Doug underwent an equally momentous change on the career front four years ago when he left behind 15 successful years in theater production and "fell into" his current job with Sports Illustrated. Doug describes his job as "editorial triage"—he pre-edits material submitted by 700 part-time journalists employed by SI worldwide.
Since graduating from Yale Divinity in '76, John Keeny has been a Methodist minister in Ohio, working diligently with college students and inner-city children. John's ministry includes organizing clothing and food programs, counseling troubled teens, and leading student volunteer groups into depressed areas where they help rehab tenements and homeless shelters. Every two or three years these work trips take John and his students to Harlem or New York's Lower East Side. On these visits they are treated to a hockey game or other Big Apple attractions by Jon Bonelli.

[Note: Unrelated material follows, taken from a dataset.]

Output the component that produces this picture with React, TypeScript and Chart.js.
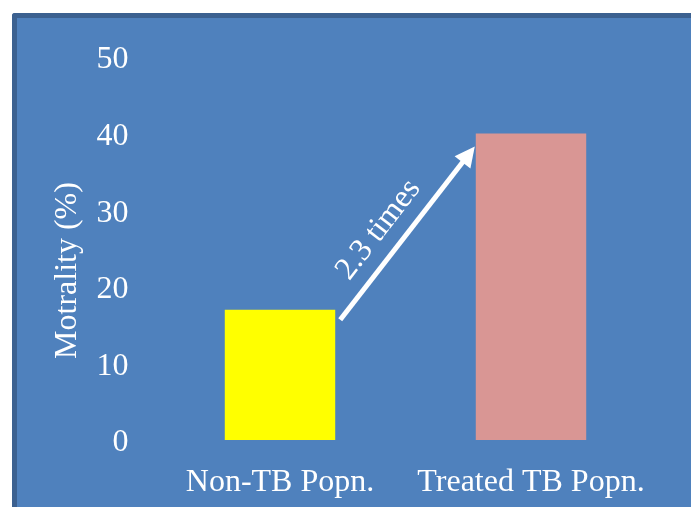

Most of John Keeney's "spare time" goes to conducting Dartmouth admissions interviews and trying to publish religious and scientific papers on which he has collaborated with John Butlock '63. This fall john is also teaching at United Theological Seminary in Dayton. His wife, Susan (B.A. Cornell, M.A. Yale), is a self-employed architect. They have two daughters, Marya 11 and Elena 6, and a nine-year-old son, Nicholas.
Prompted by a cryptic postcard that read: "Auf Wiedersehen! The Buergers are off to Switzerland," I recently called old friends Martin and Pat Buerger. Martin is being dispatched on "special assignment" by Palo Altobased Dialog Information Services to complete the integration of a Swiss firm that he was instrumental in acquiring. The firm develops international data bases, most notably Data Star. As you read, Patty is probably helping the three Buerger children settle into an international school right near their new home and mapping out what sounds like extensive European travel plans for the next two years.

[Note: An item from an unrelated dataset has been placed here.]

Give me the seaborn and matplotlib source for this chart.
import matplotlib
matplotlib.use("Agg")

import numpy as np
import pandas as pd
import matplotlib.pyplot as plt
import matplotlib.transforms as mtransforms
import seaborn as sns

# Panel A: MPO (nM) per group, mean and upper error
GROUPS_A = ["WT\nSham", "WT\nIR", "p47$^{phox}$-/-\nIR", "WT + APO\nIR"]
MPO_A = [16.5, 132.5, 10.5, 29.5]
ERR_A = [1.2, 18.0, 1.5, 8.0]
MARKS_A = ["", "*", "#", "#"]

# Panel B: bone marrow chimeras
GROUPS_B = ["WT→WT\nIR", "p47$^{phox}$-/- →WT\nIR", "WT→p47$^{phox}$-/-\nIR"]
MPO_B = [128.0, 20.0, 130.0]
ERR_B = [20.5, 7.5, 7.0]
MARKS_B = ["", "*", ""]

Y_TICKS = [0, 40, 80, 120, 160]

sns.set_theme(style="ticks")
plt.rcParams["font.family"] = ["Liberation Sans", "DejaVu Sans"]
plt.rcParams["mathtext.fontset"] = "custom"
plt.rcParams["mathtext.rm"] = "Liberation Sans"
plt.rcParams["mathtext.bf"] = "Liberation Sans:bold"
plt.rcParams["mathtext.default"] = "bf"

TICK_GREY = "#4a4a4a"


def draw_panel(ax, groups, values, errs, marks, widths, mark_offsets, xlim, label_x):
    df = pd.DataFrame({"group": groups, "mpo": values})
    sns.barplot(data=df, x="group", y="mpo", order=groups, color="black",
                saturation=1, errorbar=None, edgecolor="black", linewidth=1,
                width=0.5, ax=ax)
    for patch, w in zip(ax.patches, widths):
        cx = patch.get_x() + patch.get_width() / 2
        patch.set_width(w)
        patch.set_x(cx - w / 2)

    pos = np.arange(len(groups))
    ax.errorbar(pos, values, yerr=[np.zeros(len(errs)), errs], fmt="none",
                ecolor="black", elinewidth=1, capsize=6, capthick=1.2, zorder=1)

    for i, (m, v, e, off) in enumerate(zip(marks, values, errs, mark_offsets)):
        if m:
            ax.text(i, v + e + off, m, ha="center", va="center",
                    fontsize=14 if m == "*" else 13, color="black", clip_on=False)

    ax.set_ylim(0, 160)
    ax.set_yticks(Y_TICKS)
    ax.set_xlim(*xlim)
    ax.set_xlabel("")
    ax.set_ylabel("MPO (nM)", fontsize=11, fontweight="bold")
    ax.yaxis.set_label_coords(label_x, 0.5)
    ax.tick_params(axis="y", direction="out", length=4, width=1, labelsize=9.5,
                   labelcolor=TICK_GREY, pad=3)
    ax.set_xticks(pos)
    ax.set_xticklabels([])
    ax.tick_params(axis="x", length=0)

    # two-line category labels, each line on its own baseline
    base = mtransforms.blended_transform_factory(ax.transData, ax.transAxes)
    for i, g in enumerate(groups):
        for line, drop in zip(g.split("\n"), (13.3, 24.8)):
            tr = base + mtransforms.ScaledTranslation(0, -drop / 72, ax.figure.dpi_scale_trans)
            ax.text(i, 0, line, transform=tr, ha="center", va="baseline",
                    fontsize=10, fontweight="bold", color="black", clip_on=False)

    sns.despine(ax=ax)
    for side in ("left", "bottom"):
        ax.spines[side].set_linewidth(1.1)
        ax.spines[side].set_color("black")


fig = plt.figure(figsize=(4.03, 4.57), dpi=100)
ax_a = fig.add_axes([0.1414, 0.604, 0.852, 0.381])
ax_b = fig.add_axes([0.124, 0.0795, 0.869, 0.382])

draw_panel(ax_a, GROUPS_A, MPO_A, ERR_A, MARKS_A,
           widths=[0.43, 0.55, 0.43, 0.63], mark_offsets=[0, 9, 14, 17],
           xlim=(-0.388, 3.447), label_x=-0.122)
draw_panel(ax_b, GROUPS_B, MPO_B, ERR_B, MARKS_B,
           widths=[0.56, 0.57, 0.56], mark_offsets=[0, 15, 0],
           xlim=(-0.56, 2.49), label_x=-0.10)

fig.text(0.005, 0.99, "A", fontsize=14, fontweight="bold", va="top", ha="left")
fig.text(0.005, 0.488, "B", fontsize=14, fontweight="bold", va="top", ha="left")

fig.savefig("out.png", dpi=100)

The College clipping service has been kept busy by a number of recent '73 successes. In early May Bruce Rosenfield, chairman of the estates department of Schnader, Harrison, Segal & Lewis in Philadelphia, was elected chairman of the Philadelphia Bar Association's Section on Probate and Trust Law. Dr. James Roney, associate professor of Russian, was honored with the Lindback Foundation Award for Distinguished Teaching at the May commencement ceremonies at Juniata College in Huntington, Pa.
Also in May, Tom O'Neill was named president of Parsons Brinckerhoff engineering firm, whose senior management he joined just last year. Tom is said to have had the inside track, however, having helped Parsons Brinckerhoff build the Atlanta subway as a summer job during his Dartmouth years. Congratulations to all!